For larger groups, an option is to rent the municipal government’s bamboo barge or “floating restaurant” with a maximum capacity of 120 people. The ride costs P1,000 per person, as this includes lunch and musical entertainment on board, but which requires prior booking through the local government. A 50-percent discount is given to schools holding educational trips.
There is not much to expect on the 45-minute cruise to the volcano for now, although improvements are in the pipeline. According to the tourism plan, Pansipit River can provide hours of relaxation as one enjoys the scenery and native flora and fauna along the way, so it needs to be rehabilitated.
The actual thrill begins on Volcano Island. As the boat docks on the shoreline of Alas-as, flocks of white herons soar as if to welcome the guests.
Bonifacio Pangilinan, a caretaker assigned by the municipality, said it is best to go there around 8 a.m., when the birds are seen in flight. As the sun goes down by 4 p.m., the birds descend closer to the water to catch fish.
Apart from herons, kingfishers, waterfowl and wild ducks abound, although the government has yet to complete its inventory of bird species on the island.
“There are thousands of them already,” said Pangilinan. He said the influx of migratory birds was first observed sometime in 2007 after the local government banned bird hunting and began reforesting parts of the island.

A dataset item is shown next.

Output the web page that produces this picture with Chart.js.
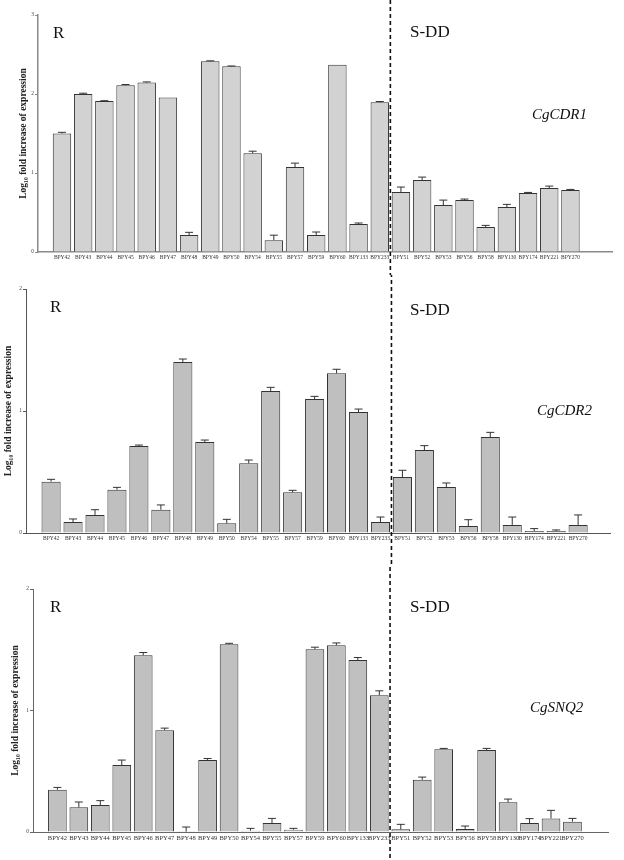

The tourists may either ride a horse accompanied by a guide (P500 per person) or trek the rolling terrain of volcanic, loose soil once they reach the island. Trekkers are still required to hire a guide (P500 for the group) for safety purposes.
Marina Arakelova, 27, a Russian tourist, said she and her friends preferred the “extreme trip” of hiking, before hitting the beaches in other parts of the country.
The guide brings the tourists first to the 1965 crater, also called Mt. Tabaro, and then on to the 1911 crater, to show the large, dark-colored basaltic rocks that resulted from lava flow. Along the trail, there is a rest area where one can buy cold bottled water and soda for P30 each.
The tour takes about 45 minutes on a horse and a little longer on foot, to reach the final destination—the main crater, a 1.9-square-km, blue-green lake with a depth of about 75-80 meters.
Locals refer to it as the luwang, the Filipino word for spacious or immense. “It’s also called ‘a lake within the lake,’” said Victor Mercado, Taal Protected area superintendent. In 1996, the entire Taal Lake and Volcano Island (62,292-hectares) was declared a protected area, under the PAMB.
Some locals also offer a 20-minute boat tour in the luwang for a fee of P300/person for Filipinos and P500/person for foreigners. The fees include rent for life vests.
Local folk believe the lukewarm waters of the luwang can cure skin diseases because of its high sulfur content. Across the lake, one can see thermal vents emitting sulfur. A warning, though, for those who dare take a dip is not to wear white as the water quickly discolors the fabric.
The local government and the Philippine Institute of Volcanology and Seismology (Philvolcs), in fact, discourage people from swimming in the lake “because it’s an active volcano,” said Philvolcs volcanologist Paolo Reniva.
But some tourists are plain thrill-seekers. The Inquirer learned that during the Easter break, several tourists camped overnight around the main crater.
Volcano Island (2,475 ha) has been inhabited for decades, although it has been declared a permanent danger zone. Water is sourced from deep wells and the power supply is available only from 5 p.m.-10 p.m. Since most families own a boat, there are no regular passenger trips from the island to the mainland.
The local government said it is working closely with Phivolcs in monitoring the volcano’s activities. Tourists are strictly prohibited on the island once the alert level rises.
San Nicolas recorded 6,800 tourist arrivals on the island last year, and around 2,000 from January to March this year. “We have tourists almost every day now, especially during summer,” Sandoval said.